August 9, 2012 | 11:25 am

New Zealand's Jo Aleh and Olivia Powrie sail during the third race of the women's 470 sailing class on Aug. 4. Photo by REUTERS/Benoit Tessier

New Zealand's Jo Aleh and Olivia Powrie sail during the third race of the women's 470 sailing class on Aug. 4. Photo by REUTERS/Benoit Tessier

New Zealand Jewish sailor Jo Aleh is guaranteed an Olympic medal with just one race left in the women’s 470 regatta.

Aleh, 26, whose parents are dual Israel-New Zealand citizens, and partner Polly Powrie are tied for first after nine races.

The Kiwi pair will meet the British duo of Hannah Mills and Saskia Clark in the gold medal race on Friday.
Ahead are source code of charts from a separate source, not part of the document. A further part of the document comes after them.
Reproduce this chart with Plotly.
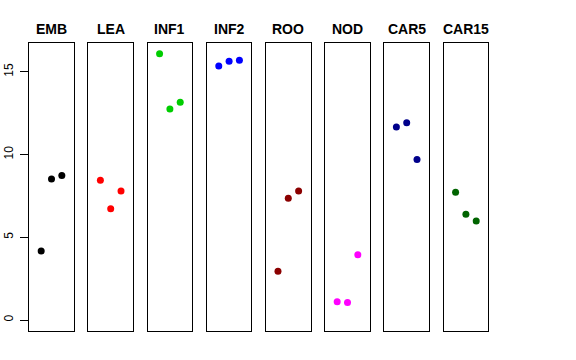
import plotly.graph_objects as go

groups = ["EMB", "LEA", "INF1", "INF2", "ROO", "NOD", "CAR5", "CAR15"]
values = [
    [4.17, 8.52, 8.74],
    [8.45, 6.72, 7.80],
    [16.1, 12.76, 13.16],
    [15.36, 15.64, 15.70],
    [2.95, 7.36, 7.80],
    [1.11, 1.06, 3.95],
    [11.67, 11.92, 9.70],
    [7.72, 6.40, 5.99],
]
colors = ["#000000", "#FF0000", "#00CD00", "#0000FF", "#8B0000", "#FF00FF", "#00008B", "#006400"]
xpos = [1, 2, 3]
yticks = [0, 5, 10, 15]

W, H = 576, 360
left0, pw, step = 29.2, 44.6, 59.2
top, bottom = 43.0, 330.7

fig = go.Figure()
ann = []
for i, (g, v, c) in enumerate(zip(groups, values, colors)):
    k = "" if i == 0 else str(i + 1)
    fig.add_trace(go.Scatter(x=xpos, y=v, mode="markers",
                             marker=dict(color=c, size=7, line=dict(width=0)),
                             xaxis="x" + k, yaxis="y" + k, showlegend=False,
                             hoverinfo="skip"))
    x0 = left0 + i * step
    x1 = x0 + pw
    fig.layout["xaxis" + k] = dict(domain=[x0 / W, x1 / W], range=[-0.16, 4.16],
                                   showline=True, mirror=True, linecolor="black", linewidth=1,
                                   showgrid=False, zeroline=False, showticklabels=False, ticks="",
                                   anchor="y" + k, fixedrange=True, automargin=False)
    ydict = dict(domain=[(H - bottom) / H, (H - top) / H], range=[-0.644, 16.744],
                 showline=True, mirror=True, linecolor="black", linewidth=1,
                 showgrid=False, zeroline=False, anchor="x" + k, fixedrange=True,
                 automargin=False)
    if i == 0:
        ydict.update(tickvals=yticks, ticktext=[str(t) for t in yticks], ticks="outside",
                     ticklen=8, tickwidth=1, tickcolor="black", tickangle=-90,
                     ticklabelstandoff=2,
                     showticklabels=True, tickfont=dict(size=12, color="black",
                                                        family="Liberation Sans, Arial, sans-serif"))
    else:
        ydict.update(showticklabels=False, ticks="")
    fig.layout["yaxis" + k] = ydict
    ann.append(dict(text="<b>%s</b>" % g, x=(x0 + x1) / 2 / W, y=(H - 29) / H,
                    xref="paper", yref="paper", showarrow=False, xanchor="center", yanchor="middle",
                    font=dict(size=14, color="black", family="Liberation Sans, Arial, sans-serif")))

fig.update_layout(width=W, height=H, margin=dict(l=0, r=0, t=0, b=0, autoexpand=False),
                  paper_bgcolor="white", plot_bgcolor="white", annotations=ann,
                  font=dict(family="Liberation Sans, Arial, sans-serif"))
fig.write_html("out.html", config={"displayModeBar": False, "staticPlot": True},
               post_script="document.body.style.margin='0';document.body.style.overflow='hidden';")
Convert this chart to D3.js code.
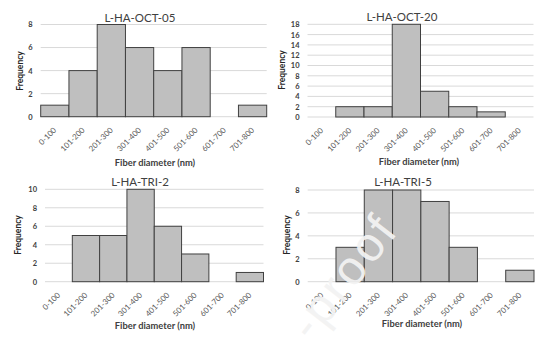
<!DOCTYPE html>
<html><head><meta charset="utf-8">
<script src="https://cdn.jsdelivr.net/npm/d3@7"></script>
<style>
html,body{margin:0;padding:0;background:#fff;}
svg{display:block;font-family:Lato,"Open Sans",sans-serif;}
</style></head>
<body><svg id="c" width="553" height="339"></svg>
<script>
const categories = ["0-100","101-200","201-300","301-400","401-500","501-600","601-700","701-800"];
const octO5 = [1,4,8,6,4,6,0,1];
const oct20 = [0,2,2,18,5,2,1,0];
const tri2  = [0,5,5,10,6,3,0,1];
const tri5  = [0,3,8,8,7,3,0,1];
const titles = ["L-HA-OCT-05","L-HA-OCT-20","L-HA-TRI-2","L-HA-TRI-5"];
const yMaxes = [8,18,10,8];
const xTitle = "Fiber diameter (nm)";
const yTitle = "Frequency";
const watermark = "-proof";

const panels = [
  {data:octO5, title:titles[0], ymax:yMaxes[0], left:40.7, right:266.7, top:24.5, zero:116.7, tx:140, ty:22, fx:20, fy:71, ax:155, ay:166},
  {data:oct20, title:titles[1], ymax:yMaxes[1], left:307.5, right:533.5, top:24.3, zero:117, tx:402, ty:21, fx:282, fy:70, ax:419, ay:165},
  {data:tri2,  title:titles[2], ymax:yMaxes[2], left:45, right:263.5, top:189.3, zero:281.7, tx:140, ty:186, fx:18, fy:235, ax:155, ay:329},
  {data:tri5,  title:titles[3], ymax:yMaxes[3], left:307.7, right:534, top:190, zero:281.7, tx:403, ty:186, fx:287, fy:235, ax:422, ay:327}
];

const svg = d3.select("#c");

panels.forEach(p => {
  const g = svg.append("g");
  const x = d3.scaleBand().domain(categories).range([p.left, p.right]).padding(0);
  const y = d3.scaleLinear().domain([0, p.ymax]).range([p.zero, p.top]);
  const ticks = d3.range(0, p.ymax + 0.001, 2);

  g.append("g").selectAll("line").data(ticks).join("line")
    .attr("x1", p.left).attr("x2", p.right)
    .attr("y1", d => y(d)).attr("y2", d => y(d))
    .attr("stroke", "#d9d9d9").attr("stroke-width", 1);

  const yAxis = d3.axisLeft(y).tickValues(ticks).tickSize(0).tickPadding(8);
  const ya = g.append("g").attr("transform", `translate(${p.left},0)`).call(yAxis);
  ya.select(".domain").remove();
  ya.selectAll("text").attr("font-size", 7.5).attr("fill", "#404040").attr("font-weight", "bold")
    .attr("font-family", "Lato, sans-serif");

  g.append("g").selectAll("rect").data(p.data.map((v,i)=>({c:categories[i],v}))).join("rect")
    .filter(d => d.v > 0)
    .attr("x", d => x(d.c)).attr("width", x.bandwidth())
    .attr("y", d => y(d.v)).attr("height", d => y(0) - y(d.v))
    .attr("fill", "#bfbfbf").attr("stroke", "#404040").attr("stroke-width", 1);

  const xAxis = d3.axisBottom(x).tickSize(0).tickPadding(0);
  const xa = g.append("g").attr("transform", `translate(0,${p.zero})`).call(xAxis);
  xa.select(".domain").remove();
  xa.selectAll("text")
    .attr("font-size", 7.8).attr("fill", "#595959").attr("font-family", "Lato, sans-serif")
    .attr("text-anchor", "end")
    .attr("dy", null).attr("y", 0)
    .attr("transform", "translate(2,14) rotate(-45)");

  g.append("text").attr("x", p.tx).attr("y", p.ty).attr("text-anchor", "middle")
    .attr("font-size", 11.5).attr("fill", "#404040").text(p.title);

  g.append("text").attr("transform", `translate(${p.fx},${p.fy}) rotate(-90)`)
    .attr("text-anchor", "middle").attr("dy", "0.35em")
    .attr("font-size", 8.5).attr("font-weight", "bold").attr("fill", "#262626").text(yTitle);

  g.append("text").attr("x", p.ax).attr("y", p.ay).attr("text-anchor", "middle")
    .attr("font-size", 9.3).attr("font-weight", "bold").attr("fill", "#404040").text(xTitle);
});

svg.append("text")
  .attr("transform", "translate(312,343) rotate(-52)")
  .attr("text-anchor", "start")
  .attr("font-size", 48).attr("letter-spacing", 3).attr("font-family", "Liberation Sans, sans-serif")
  .attr("fill", "#f3f3f3").attr("fill-opacity", 0.95)
  .text(watermark);
</script></body></html>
Aleh and Powrie let an eight-point lead slip after the eighth race.

“We had a pretty good first race today, which helped us a little bit but then we followed it up with our little stuff-up,” Aleh said after the ninth race Wednesday. “It’s left us still in a pretty good spot.”

The Brits and Kiwis are far ahead of third-place the Netherlands; it would require a disqualification to deny either the gold or silver medals.

Aleh, a former national champion and 2007 world champion, finished seventh at the Beijing Olympics in 2008. She is a member of Beth Shalom, a Progressive congregation in Auckland, according to New Zealand Jewish Council President Stephen Goodman.

Her father, Shuki, flew in from Israel and her mother, Daniella, who lived in Israel for eight years, arrived from New Zealand earlier this week.

Aleh has a half-sister, Shefa, and a half-brother, Yaam, in Israel. Her parents met in Israel after they completed their military service but were married in New Zealand.

Meanwhile, Australian sprinter Steven Solomon’s Olympic run has ended with the 4x400-meter relay team failing to qualify for the finals. Solomon, competing at his first Olympics, led off for the Australian team, posting a respectable 45.6-second leg. In the men’s individual 440, he ran two personal bests, including a sub-45-second run, to qualify for the finals, in which he finished eighth.

Also at the Olympics on Thursday, Israeli rhythmic gymnast Neta Rivkin is in 14th place in the qualifying round after performing her hoop and ball routines. She was ranked seventh after her hoop routine but dropped her ball. She will compete with ribbon and clubs in two routines on Friday. She must finish in the top 10 to compete in the finals.

Rivkin received Israel’s first rhythmic gymnastics medal, a bronze, in the individual hoop final at the 2011 World Championships in France. She placed 10th in the all-around competition. The Olympics do not offer medals in individual apparatus in rhythmic gymnastics.

The Israeli rhythmic gymnastics team was in eighth place following the ball routine; the finals are on Sunday. The team placed 10th at the 2011 World Championships.